• [Exercise] Output the lines exactly, from the one where "Rebuild this chart" appears through the one where "linewidth=6.8, ax=ax, legend=True, solid_capstyle='butt')" appears. Images are left out.

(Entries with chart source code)

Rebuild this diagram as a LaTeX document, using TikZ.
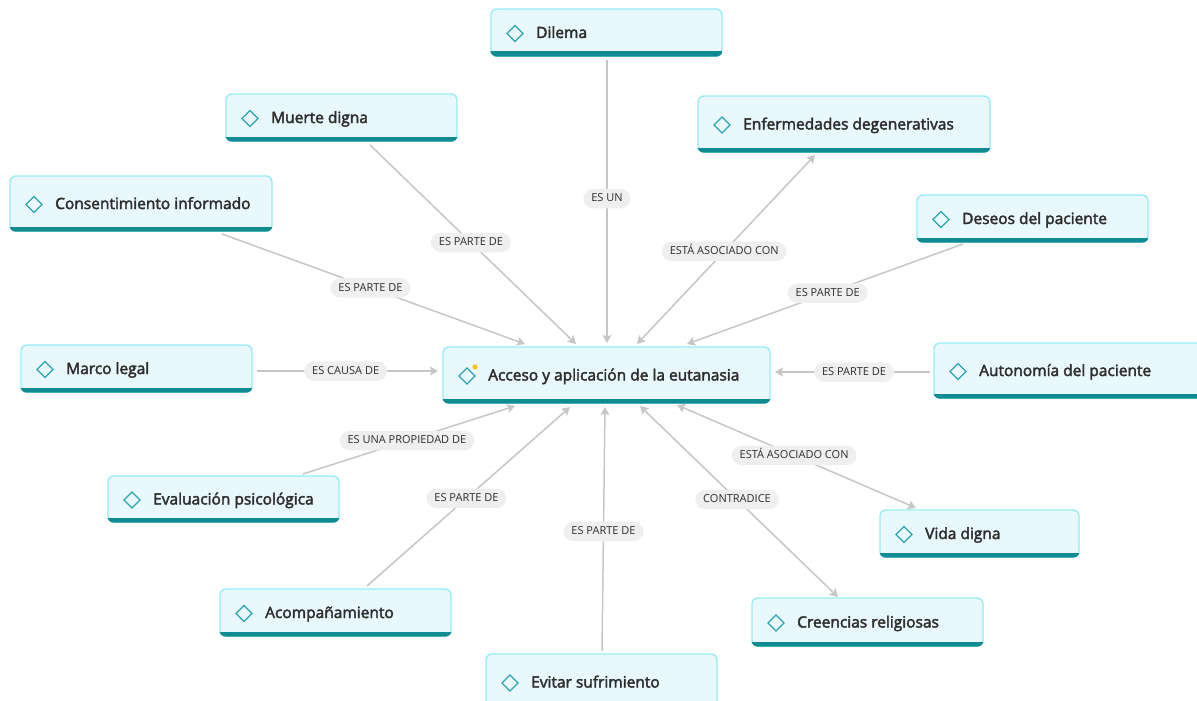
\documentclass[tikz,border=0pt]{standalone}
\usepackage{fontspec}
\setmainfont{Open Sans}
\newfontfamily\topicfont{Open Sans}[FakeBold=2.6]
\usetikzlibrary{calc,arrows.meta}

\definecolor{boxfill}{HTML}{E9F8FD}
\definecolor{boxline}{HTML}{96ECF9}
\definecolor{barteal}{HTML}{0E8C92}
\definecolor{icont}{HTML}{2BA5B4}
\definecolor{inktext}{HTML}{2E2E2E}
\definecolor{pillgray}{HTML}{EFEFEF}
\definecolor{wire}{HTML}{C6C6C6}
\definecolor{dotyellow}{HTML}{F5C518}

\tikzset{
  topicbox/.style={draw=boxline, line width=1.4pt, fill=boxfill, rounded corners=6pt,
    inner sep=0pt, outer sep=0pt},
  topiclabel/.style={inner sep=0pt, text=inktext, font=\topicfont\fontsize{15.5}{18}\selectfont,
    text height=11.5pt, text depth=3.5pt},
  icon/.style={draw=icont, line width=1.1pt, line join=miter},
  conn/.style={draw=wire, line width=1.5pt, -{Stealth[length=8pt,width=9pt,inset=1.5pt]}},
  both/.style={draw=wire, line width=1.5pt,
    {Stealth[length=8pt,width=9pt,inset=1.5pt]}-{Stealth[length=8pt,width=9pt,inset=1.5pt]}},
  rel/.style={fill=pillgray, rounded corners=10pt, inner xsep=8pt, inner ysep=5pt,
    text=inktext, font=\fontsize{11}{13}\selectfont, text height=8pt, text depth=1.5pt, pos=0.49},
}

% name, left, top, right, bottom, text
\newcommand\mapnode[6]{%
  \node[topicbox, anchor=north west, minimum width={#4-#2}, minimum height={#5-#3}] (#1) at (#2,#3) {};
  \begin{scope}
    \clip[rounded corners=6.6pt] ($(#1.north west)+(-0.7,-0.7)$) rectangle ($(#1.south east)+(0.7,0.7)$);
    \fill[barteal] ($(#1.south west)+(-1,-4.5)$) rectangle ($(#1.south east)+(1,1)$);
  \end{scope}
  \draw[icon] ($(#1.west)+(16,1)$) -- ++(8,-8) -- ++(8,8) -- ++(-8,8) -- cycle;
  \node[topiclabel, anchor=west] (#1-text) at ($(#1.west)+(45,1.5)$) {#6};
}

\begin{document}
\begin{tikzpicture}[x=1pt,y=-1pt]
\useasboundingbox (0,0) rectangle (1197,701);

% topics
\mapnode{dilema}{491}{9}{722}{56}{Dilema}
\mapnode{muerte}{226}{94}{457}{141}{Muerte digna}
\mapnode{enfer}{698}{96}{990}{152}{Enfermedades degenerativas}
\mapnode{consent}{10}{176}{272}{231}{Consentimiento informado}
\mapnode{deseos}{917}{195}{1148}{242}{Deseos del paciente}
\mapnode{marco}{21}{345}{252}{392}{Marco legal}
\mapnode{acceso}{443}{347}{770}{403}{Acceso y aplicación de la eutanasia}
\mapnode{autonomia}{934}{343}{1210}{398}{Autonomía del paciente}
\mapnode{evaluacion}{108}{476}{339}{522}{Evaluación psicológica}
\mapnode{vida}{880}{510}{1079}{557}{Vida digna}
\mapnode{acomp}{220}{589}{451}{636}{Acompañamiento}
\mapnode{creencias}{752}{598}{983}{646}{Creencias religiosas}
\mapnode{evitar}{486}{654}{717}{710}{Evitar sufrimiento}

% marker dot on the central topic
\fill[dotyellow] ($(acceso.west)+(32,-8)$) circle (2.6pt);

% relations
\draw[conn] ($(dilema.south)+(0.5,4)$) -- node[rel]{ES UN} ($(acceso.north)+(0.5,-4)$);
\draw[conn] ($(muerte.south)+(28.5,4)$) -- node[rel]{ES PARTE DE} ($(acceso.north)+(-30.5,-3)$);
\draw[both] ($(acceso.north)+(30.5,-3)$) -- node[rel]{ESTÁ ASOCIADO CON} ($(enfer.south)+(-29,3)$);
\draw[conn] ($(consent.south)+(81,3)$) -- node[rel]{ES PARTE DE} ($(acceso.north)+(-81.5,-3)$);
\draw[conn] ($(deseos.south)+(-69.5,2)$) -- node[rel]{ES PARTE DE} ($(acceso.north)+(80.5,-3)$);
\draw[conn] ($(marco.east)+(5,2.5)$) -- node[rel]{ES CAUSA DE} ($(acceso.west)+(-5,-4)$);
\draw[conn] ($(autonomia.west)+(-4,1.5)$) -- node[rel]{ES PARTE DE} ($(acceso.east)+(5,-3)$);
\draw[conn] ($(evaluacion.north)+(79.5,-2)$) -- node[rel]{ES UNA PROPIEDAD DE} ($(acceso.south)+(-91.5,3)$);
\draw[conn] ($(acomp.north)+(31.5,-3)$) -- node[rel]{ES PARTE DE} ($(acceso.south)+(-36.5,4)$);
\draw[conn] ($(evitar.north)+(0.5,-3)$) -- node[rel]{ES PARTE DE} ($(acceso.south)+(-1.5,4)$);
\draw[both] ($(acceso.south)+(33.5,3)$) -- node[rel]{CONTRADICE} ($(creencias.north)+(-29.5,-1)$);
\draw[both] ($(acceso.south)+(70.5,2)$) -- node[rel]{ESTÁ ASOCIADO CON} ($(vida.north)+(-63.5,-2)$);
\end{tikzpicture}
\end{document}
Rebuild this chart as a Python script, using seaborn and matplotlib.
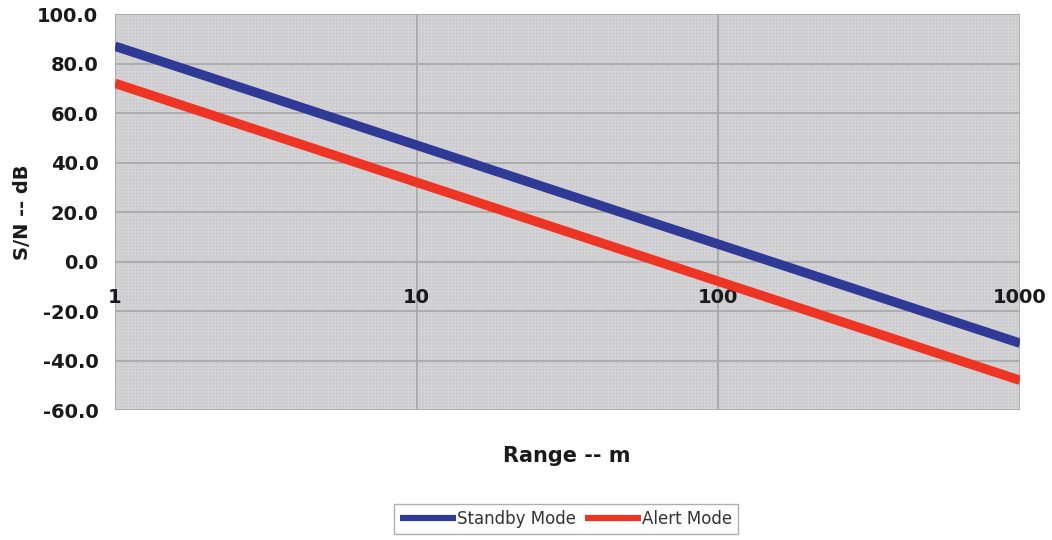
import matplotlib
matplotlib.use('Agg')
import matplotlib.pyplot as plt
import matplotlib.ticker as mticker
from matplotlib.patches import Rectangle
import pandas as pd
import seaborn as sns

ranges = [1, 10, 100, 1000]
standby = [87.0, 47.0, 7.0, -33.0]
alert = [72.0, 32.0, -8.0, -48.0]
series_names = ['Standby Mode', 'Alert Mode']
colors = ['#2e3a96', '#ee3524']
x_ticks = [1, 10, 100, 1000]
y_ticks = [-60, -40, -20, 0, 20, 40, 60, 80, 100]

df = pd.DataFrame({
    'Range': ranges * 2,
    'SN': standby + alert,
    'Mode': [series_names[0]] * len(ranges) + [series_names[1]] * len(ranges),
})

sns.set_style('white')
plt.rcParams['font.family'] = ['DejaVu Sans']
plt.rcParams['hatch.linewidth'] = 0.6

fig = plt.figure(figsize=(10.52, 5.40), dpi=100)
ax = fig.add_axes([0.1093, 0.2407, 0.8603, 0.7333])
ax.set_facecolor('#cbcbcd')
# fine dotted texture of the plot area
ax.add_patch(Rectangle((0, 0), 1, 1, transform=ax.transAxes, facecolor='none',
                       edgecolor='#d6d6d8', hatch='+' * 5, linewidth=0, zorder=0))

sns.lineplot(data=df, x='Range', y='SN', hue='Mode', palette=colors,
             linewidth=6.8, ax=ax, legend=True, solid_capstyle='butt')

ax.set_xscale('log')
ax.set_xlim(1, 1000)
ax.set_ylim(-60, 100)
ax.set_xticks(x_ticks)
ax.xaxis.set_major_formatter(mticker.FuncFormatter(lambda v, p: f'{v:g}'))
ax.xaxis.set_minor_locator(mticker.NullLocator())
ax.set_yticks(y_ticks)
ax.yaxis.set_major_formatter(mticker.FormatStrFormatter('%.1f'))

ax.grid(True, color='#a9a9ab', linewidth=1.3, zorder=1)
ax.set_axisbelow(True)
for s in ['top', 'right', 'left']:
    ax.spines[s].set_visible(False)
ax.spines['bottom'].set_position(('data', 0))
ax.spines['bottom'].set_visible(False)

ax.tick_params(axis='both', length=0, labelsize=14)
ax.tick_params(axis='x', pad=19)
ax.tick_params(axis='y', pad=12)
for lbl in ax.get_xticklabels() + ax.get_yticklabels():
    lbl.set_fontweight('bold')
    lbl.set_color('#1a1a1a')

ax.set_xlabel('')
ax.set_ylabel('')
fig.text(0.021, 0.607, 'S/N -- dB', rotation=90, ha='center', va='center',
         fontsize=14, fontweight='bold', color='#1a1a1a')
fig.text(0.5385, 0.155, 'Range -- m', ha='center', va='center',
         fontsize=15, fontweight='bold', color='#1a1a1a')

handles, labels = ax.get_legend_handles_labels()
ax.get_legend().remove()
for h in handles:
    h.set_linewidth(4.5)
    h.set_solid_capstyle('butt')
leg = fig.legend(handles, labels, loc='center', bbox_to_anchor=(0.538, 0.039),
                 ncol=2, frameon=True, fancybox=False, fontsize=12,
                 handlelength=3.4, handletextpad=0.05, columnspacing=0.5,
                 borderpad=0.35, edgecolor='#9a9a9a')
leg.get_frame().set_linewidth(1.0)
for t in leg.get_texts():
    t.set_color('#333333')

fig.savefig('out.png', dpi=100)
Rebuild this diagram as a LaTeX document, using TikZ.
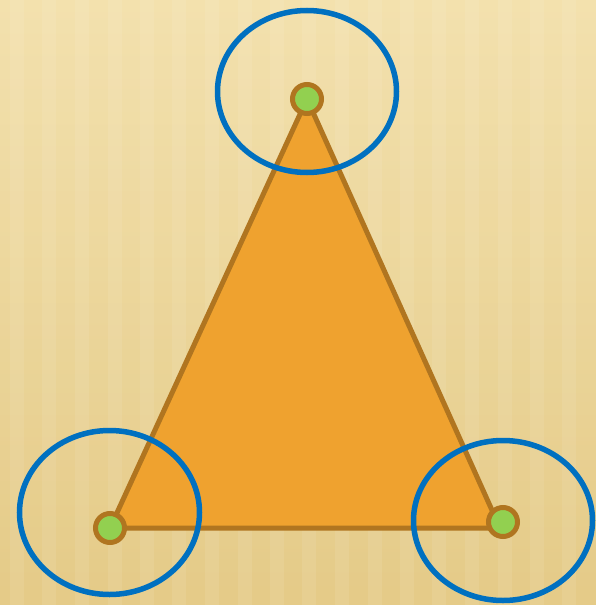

• [Correct result]
Rebuild this chart as a Python script, using seaborn and matplotlib.
import matplotlib
matplotlib.use('Agg')
import matplotlib.pyplot as plt
import matplotlib.ticker as mticker
from matplotlib.patches import Rectangle
import pandas as pd
import seaborn as sns

ranges = [1, 10, 100, 1000]
standby = [87.0, 47.0, 7.0, -33.0]
alert = [72.0, 32.0, -8.0, -48.0]
series_names = ['Standby Mode', 'Alert Mode']
colors = ['#2e3a96', '#ee3524']
x_ticks = [1, 10, 100, 1000]
y_ticks = [-60, -40, -20, 0, 20, 40, 60, 80, 100]

df = pd.DataFrame({
    'Range': ranges * 2,
    'SN': standby + alert,
    'Mode': [series_names[0]] * len(ranges) + [series_names[1]] * len(ranges),
})

sns.set_style('white')
plt.rcParams['font.family'] = ['DejaVu Sans']
plt.rcParams['hatch.linewidth'] = 0.6

fig = plt.figure(figsize=(10.52, 5.40), dpi=100)
ax = fig.add_axes([0.1093, 0.2407, 0.8603, 0.7333])
ax.set_facecolor('#cbcbcd')
# fine dotted texture of the plot area
ax.add_patch(Rectangle((0, 0), 1, 1, transform=ax.transAxes, facecolor='none',
                       edgecolor='#d6d6d8', hatch='+' * 5, linewidth=0, zorder=0))

sns.lineplot(data=df, x='Range', y='SN', hue='Mode', palette=colors,
             linewidth=6.8, ax=ax, legend=True, solid_capstyle='butt')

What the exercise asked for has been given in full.